§ Task material:
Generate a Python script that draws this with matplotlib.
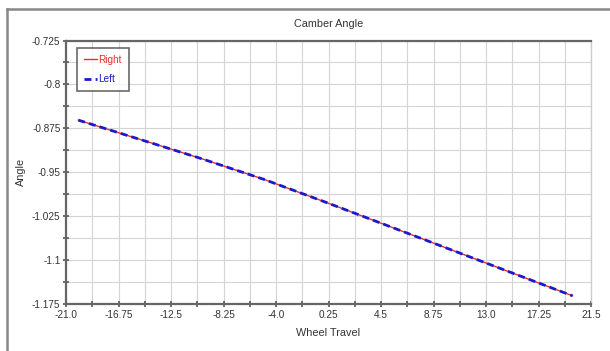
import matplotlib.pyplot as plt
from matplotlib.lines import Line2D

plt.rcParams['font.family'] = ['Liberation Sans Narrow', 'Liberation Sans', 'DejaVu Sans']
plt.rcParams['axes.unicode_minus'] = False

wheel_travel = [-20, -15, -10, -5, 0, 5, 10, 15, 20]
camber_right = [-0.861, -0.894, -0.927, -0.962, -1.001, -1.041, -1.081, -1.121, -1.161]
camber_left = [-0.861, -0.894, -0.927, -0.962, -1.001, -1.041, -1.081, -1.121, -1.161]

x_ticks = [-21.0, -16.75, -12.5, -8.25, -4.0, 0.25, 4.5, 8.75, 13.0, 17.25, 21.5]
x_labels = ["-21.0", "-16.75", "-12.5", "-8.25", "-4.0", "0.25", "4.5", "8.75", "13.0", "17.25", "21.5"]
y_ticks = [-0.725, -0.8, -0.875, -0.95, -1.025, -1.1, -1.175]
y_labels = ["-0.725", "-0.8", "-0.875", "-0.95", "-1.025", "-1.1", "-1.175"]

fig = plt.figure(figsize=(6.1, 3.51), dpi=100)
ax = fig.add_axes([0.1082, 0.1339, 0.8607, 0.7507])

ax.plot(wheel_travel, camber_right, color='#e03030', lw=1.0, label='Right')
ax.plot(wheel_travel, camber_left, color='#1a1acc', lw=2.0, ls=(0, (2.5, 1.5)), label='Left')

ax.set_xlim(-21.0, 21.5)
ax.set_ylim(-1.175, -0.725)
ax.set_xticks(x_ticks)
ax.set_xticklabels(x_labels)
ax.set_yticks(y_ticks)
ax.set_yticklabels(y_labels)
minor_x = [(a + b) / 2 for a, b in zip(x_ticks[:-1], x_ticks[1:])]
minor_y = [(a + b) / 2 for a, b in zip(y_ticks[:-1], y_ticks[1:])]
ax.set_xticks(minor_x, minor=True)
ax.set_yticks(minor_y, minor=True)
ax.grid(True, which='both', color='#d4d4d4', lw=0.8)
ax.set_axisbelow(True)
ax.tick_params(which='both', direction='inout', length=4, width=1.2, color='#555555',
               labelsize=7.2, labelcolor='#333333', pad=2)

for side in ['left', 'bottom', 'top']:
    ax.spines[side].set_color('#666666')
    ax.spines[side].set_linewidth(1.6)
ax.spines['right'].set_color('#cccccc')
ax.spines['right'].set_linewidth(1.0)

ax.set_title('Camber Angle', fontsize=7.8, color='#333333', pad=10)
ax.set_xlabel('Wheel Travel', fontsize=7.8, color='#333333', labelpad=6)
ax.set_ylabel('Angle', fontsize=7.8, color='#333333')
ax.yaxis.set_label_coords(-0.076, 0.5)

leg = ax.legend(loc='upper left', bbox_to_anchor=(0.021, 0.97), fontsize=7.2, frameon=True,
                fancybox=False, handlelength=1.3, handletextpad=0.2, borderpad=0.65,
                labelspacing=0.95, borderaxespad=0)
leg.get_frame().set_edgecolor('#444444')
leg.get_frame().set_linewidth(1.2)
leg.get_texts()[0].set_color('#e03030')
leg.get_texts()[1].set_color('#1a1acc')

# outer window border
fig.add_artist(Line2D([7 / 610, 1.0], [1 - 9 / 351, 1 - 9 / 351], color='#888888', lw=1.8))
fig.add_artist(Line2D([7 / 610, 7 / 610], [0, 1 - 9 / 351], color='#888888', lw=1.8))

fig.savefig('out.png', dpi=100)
==
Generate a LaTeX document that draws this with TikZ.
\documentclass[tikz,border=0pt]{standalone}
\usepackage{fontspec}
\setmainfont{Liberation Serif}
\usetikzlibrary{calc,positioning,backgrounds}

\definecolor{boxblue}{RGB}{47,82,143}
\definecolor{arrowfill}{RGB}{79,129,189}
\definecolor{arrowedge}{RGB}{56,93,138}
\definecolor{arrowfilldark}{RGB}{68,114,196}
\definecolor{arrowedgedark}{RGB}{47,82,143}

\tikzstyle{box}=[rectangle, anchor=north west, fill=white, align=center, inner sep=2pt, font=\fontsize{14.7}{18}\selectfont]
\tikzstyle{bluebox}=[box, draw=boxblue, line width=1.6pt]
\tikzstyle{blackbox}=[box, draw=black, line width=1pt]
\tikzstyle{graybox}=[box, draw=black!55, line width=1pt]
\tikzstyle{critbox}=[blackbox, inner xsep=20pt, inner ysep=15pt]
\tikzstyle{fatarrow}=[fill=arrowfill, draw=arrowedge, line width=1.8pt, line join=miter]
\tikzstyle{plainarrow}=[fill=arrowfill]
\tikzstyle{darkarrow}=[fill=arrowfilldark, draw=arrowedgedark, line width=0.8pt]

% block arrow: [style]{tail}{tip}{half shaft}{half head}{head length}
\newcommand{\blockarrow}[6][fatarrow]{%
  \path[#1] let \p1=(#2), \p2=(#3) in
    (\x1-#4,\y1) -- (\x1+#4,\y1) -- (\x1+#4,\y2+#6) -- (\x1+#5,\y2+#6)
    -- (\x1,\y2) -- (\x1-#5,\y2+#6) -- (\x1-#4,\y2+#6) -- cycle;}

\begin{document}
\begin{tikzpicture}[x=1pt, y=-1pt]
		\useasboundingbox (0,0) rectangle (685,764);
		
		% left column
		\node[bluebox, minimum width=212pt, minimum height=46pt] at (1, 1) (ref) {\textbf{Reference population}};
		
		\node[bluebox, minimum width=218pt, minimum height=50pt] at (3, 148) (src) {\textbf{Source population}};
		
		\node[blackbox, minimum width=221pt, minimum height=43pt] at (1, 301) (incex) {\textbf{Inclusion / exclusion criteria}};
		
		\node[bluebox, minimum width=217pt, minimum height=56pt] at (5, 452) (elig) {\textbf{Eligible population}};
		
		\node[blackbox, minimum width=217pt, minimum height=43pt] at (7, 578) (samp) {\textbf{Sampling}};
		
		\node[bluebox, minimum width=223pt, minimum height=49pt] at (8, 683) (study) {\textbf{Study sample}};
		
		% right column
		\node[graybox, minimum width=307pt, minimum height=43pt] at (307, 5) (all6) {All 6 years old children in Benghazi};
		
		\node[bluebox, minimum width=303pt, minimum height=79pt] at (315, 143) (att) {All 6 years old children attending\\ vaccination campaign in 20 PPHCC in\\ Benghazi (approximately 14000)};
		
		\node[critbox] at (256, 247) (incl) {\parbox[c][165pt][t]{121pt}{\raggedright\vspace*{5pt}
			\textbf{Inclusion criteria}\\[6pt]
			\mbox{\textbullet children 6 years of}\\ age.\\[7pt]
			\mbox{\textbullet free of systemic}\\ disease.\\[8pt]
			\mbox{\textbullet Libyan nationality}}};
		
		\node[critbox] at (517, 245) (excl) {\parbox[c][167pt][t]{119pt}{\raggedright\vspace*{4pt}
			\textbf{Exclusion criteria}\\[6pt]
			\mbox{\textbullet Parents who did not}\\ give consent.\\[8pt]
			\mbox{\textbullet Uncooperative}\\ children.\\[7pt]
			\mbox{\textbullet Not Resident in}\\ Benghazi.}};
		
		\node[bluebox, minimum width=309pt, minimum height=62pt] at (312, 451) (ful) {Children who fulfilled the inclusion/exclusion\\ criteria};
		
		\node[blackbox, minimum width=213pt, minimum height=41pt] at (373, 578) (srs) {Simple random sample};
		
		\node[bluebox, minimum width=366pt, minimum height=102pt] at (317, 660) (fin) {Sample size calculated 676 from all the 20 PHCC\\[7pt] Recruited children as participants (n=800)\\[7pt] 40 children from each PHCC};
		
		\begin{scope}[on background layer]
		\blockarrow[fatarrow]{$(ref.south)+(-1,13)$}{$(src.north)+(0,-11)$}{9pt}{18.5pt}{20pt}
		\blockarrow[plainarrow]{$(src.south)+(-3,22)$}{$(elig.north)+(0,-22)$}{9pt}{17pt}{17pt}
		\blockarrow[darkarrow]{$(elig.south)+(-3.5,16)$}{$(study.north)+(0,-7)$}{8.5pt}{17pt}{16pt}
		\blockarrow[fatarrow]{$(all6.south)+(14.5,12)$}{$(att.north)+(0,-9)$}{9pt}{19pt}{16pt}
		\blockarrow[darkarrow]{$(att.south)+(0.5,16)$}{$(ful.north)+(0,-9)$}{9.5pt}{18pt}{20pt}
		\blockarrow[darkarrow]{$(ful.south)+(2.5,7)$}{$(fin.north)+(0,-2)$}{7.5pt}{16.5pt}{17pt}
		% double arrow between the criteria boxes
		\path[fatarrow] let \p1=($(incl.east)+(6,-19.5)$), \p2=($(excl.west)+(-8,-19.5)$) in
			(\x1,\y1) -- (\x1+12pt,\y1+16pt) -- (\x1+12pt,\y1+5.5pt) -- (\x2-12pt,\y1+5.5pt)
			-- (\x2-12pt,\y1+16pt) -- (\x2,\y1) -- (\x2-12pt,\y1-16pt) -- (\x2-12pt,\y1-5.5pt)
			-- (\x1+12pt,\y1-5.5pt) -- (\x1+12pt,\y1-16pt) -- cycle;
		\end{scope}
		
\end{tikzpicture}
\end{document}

§ What to work on: Where a line holds the string "this", copy that line.

§ Completed exercise:
Generate a Python script that draws this with matplotlib.
Generate a LaTeX document that draws this with TikZ.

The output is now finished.